**Instructions to follow:** Will you output all of the data below exactly, omitting the images?

— begin Given information —

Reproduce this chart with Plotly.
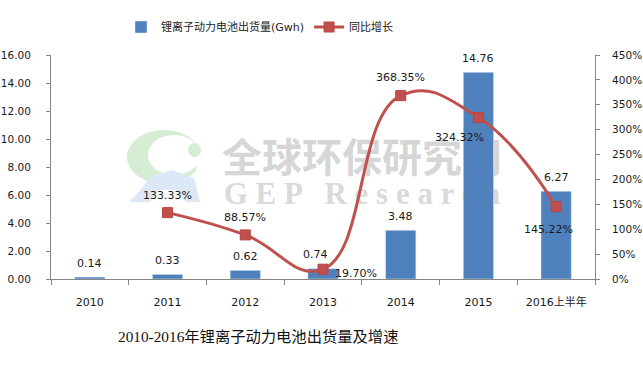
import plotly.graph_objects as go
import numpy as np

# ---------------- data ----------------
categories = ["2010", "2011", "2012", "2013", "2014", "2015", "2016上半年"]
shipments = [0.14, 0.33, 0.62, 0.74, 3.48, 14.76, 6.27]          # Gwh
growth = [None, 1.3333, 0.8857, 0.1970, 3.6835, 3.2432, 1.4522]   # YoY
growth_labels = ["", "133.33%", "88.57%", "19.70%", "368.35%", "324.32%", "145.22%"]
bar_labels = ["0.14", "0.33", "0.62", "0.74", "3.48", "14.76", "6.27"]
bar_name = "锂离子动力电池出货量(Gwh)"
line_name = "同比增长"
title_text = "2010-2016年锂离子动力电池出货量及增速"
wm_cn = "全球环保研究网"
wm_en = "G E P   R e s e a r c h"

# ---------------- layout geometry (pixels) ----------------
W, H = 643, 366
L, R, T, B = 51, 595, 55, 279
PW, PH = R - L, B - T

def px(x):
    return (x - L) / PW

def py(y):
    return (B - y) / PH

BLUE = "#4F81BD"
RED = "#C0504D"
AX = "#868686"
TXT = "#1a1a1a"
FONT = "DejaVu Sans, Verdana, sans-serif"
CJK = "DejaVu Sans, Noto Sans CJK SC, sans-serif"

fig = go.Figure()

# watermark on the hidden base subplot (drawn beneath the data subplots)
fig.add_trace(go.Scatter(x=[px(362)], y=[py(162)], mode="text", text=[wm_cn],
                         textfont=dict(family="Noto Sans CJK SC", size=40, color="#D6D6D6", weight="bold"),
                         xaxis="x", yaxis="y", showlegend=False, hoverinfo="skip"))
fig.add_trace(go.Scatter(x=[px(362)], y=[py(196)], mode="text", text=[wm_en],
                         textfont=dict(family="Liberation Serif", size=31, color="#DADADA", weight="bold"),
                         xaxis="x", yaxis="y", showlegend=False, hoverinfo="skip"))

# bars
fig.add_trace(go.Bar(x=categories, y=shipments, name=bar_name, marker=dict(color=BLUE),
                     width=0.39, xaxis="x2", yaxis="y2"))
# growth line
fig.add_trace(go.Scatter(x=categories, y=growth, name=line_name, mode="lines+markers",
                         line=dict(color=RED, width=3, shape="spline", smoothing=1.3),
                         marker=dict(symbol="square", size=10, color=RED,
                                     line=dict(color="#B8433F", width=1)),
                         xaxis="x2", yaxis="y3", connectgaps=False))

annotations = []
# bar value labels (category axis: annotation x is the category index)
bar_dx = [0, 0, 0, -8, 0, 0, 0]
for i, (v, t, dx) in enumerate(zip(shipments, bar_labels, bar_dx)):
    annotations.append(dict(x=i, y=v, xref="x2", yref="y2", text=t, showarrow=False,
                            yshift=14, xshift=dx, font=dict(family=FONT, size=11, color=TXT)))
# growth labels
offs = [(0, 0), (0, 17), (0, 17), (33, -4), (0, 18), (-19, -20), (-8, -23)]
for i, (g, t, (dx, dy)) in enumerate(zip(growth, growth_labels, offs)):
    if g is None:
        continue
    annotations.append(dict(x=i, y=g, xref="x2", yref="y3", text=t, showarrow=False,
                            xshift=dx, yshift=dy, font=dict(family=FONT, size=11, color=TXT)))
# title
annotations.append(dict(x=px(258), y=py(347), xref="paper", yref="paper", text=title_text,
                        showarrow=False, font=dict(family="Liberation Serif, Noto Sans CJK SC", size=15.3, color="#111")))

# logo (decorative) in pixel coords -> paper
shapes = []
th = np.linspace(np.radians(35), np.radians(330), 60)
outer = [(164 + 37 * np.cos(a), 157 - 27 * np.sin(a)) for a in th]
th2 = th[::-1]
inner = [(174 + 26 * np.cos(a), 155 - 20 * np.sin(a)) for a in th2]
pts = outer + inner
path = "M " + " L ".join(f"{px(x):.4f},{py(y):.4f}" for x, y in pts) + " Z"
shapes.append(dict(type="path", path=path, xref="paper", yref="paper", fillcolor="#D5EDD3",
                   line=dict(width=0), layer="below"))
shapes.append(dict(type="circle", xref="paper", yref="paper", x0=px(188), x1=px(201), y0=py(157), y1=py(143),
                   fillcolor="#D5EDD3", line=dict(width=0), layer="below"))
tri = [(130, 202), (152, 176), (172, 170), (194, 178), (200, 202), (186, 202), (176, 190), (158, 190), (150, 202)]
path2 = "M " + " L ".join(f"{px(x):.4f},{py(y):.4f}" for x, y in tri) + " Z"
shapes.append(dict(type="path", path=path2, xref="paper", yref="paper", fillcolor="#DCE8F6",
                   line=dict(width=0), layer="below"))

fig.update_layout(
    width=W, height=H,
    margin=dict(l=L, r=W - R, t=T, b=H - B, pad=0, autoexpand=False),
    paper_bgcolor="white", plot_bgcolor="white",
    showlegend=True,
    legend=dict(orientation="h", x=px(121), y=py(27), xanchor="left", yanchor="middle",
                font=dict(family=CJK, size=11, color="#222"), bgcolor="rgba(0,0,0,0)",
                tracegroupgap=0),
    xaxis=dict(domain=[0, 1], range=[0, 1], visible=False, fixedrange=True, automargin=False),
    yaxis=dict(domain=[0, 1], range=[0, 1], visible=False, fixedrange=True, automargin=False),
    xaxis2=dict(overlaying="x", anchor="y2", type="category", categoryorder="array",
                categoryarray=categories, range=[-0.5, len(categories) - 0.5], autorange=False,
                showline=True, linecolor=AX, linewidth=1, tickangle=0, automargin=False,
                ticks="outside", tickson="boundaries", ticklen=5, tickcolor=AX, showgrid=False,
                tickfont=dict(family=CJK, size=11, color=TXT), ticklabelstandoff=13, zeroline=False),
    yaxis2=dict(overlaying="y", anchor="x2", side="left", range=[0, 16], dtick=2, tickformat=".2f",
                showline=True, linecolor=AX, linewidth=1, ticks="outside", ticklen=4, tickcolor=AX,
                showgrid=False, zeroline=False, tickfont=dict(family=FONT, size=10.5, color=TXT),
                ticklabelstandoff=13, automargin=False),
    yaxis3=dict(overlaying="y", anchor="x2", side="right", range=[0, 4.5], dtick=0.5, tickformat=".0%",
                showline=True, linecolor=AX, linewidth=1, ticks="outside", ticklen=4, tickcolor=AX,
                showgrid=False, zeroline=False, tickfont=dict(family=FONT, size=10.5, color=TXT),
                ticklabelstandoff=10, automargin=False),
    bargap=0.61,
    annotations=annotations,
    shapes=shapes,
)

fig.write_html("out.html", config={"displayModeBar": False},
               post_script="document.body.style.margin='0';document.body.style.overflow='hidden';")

— end Given information —

**Task solution:**
Reproduce this chart with Plotly.
import plotly.graph_objects as go
import numpy as np

# ---------------- data ----------------
categories = ["2010", "2011", "2012", "2013", "2014", "2015", "2016上半年"]
shipments = [0.14, 0.33, 0.62, 0.74, 3.48, 14.76, 6.27]          # Gwh
growth = [None, 1.3333, 0.8857, 0.1970, 3.6835, 3.2432, 1.4522]   # YoY
growth_labels = ["", "133.33%", "88.57%", "19.70%", "368.35%", "324.32%", "145.22%"]
bar_labels = ["0.14", "0.33", "0.62", "0.74", "3.48", "14.76", "6.27"]
bar_name = "锂离子动力电池出货量(Gwh)"
line_name = "同比增长"
title_text = "2010-2016年锂离子动力电池出货量及增速"
wm_cn = "全球环保研究网"
wm_en = "G E P   R e s e a r c h"

# ---------------- layout geometry (pixels) ----------------
W, H = 643, 366
L, R, T, B = 51, 595, 55, 279
PW, PH = R - L, B - T

def px(x):
    return (x - L) / PW

def py(y):
    return (B - y) / PH

BLUE = "#4F81BD"
RED = "#C0504D"
AX = "#868686"
TXT = "#1a1a1a"
FONT = "DejaVu Sans, Verdana, sans-serif"
CJK = "DejaVu Sans, Noto Sans CJK SC, sans-serif"

fig = go.Figure()

# watermark on the hidden base subplot (drawn beneath the data subplots)
fig.add_trace(go.Scatter(x=[px(362)], y=[py(162)], mode="text", text=[wm_cn],
                         textfont=dict(family="Noto Sans CJK SC", size=40, color="#D6D6D6", weight="bold"),
                         xaxis="x", yaxis="y", showlegend=False, hoverinfo="skip"))
fig.add_trace(go.Scatter(x=[px(362)], y=[py(196)], mode="text", text=[wm_en],
                         textfont=dict(family="Liberation Serif", size=31, color="#DADADA", weight="bold"),
                         xaxis="x", yaxis="y", showlegend=False, hoverinfo="skip"))

# bars
fig.add_trace(go.Bar(x=categories, y=shipments, name=bar_name, marker=dict(color=BLUE),
                     width=0.39, xaxis="x2", yaxis="y2"))
# growth line
fig.add_trace(go.Scatter(x=categories, y=growth, name=line_name, mode="lines+markers",
                         line=dict(color=RED, width=3, shape="spline", smoothing=1.3),
                         marker=dict(symbol="square", size=10, color=RED,
                                     line=dict(color="#B8433F", width=1)),
                         xaxis="x2", yaxis="y3", connectgaps=False))

annotations = []
# bar value labels (category axis: annotation x is the category index)
bar_dx = [0, 0, 0, -8, 0, 0, 0]
for i, (v, t, dx) in enumerate(zip(shipments, bar_labels, bar_dx)):
    annotations.append(dict(x=i, y=v, xref="x2", yref="y2", text=t, showarrow=False,
                            yshift=14, xshift=dx, font=dict(family=FONT, size=11, color=TXT)))
# growth labels
offs = [(0, 0), (0, 17), (0, 17), (33, -4), (0, 18), (-19, -20), (-8, -23)]
for i, (g, t, (dx, dy)) in enumerate(zip(growth, growth_labels, offs)):
    if g is None:
        continue
    annotations.append(dict(x=i, y=g, xref="x2", yref="y3", text=t, showarrow=False,
                            xshift=dx, yshift=dy, font=dict(family=FONT, size=11, color=TXT)))
# title
annotations.append(dict(x=px(258), y=py(347), xref="paper", yref="paper", text=title_text,
                        showarrow=False, font=dict(family="Liberation Serif, Noto Sans CJK SC", size=15.3, color="#111")))

# logo (decorative) in pixel coords -> paper
shapes = []
th = np.linspace(np.radians(35), np.radians(330), 60)
outer = [(164 + 37 * np.cos(a), 157 - 27 * np.sin(a)) for a in th]
th2 = th[::-1]
inner = [(174 + 26 * np.cos(a), 155 - 20 * np.sin(a)) for a in th2]
pts = outer + inner
path = "M " + " L ".join(f"{px(x):.4f},{py(y):.4f}" for x, y in pts) + " Z"
shapes.append(dict(type="path", path=path, xref="paper", yref="paper", fillcolor="#D5EDD3",
                   line=dict(width=0), layer="below"))
shapes.append(dict(type="circle", xref="paper", yref="paper", x0=px(188), x1=px(201), y0=py(157), y1=py(143),
                   fillcolor="#D5EDD3", line=dict(width=0), layer="below"))
tri = [(130, 202), (152, 176), (172, 170), (194, 178), (200, 202), (186, 202), (176, 190), (158, 190), (150, 202)]
path2 = "M " + " L ".join(f"{px(x):.4f},{py(y):.4f}" for x, y in tri) + " Z"
shapes.append(dict(type="path", path=path2, xref="paper", yref="paper", fillcolor="#DCE8F6",
                   line=dict(width=0), layer="below"))

fig.update_layout(
    width=W, height=H,
    margin=dict(l=L, r=W - R, t=T, b=H - B, pad=0, autoexpand=False),
    paper_bgcolor="white", plot_bgcolor="white",
    showlegend=True,
    legend=dict(orientation="h", x=px(121), y=py(27), xanchor="left", yanchor="middle",
                font=dict(family=CJK, size=11, color="#222"), bgcolor="rgba(0,0,0,0)",
                tracegroupgap=0),
    xaxis=dict(domain=[0, 1], range=[0, 1], visible=False, fixedrange=True, automargin=False),
    yaxis=dict(domain=[0, 1], range=[0, 1], visible=False, fixedrange=True, automargin=False),
    xaxis2=dict(overlaying="x", anchor="y2", type="category", categoryorder="array",
                categoryarray=categories, range=[-0.5, len(categories) - 0.5], autorange=False,
                showline=True, linecolor=AX, linewidth=1, tickangle=0, automargin=False,
                ticks="outside", tickson="boundaries", ticklen=5, tickcolor=AX, showgrid=False,
                tickfont=dict(family=CJK, size=11, color=TXT), ticklabelstandoff=13, zeroline=False),
    yaxis2=dict(overlaying="y", anchor="x2", side="left", range=[0, 16], dtick=2, tickformat=".2f",
                showline=True, linecolor=AX, linewidth=1, ticks="outside", ticklen=4, tickcolor=AX,
                showgrid=False, zeroline=False, tickfont=dict(family=FONT, size=10.5, color=TXT),
                ticklabelstandoff=13, automargin=False),
    yaxis3=dict(overlaying="y", anchor="x2", side="right", range=[0, 4.5], dtick=0.5, tickformat=".0%",
                showline=True, linecolor=AX, linewidth=1, ticks="outside", ticklen=4, tickcolor=AX,
                showgrid=False, zeroline=False, tickfont=dict(family=FONT, size=10.5, color=TXT),
                ticklabelstandoff=10, automargin=False),
    bargap=0.61,
    annotations=annotations,
    shapes=shapes,
)

fig.write_html("out.html", config={"displayModeBar": False},
               post_script="document.body.style.margin='0';document.body.style.overflow='hidden';")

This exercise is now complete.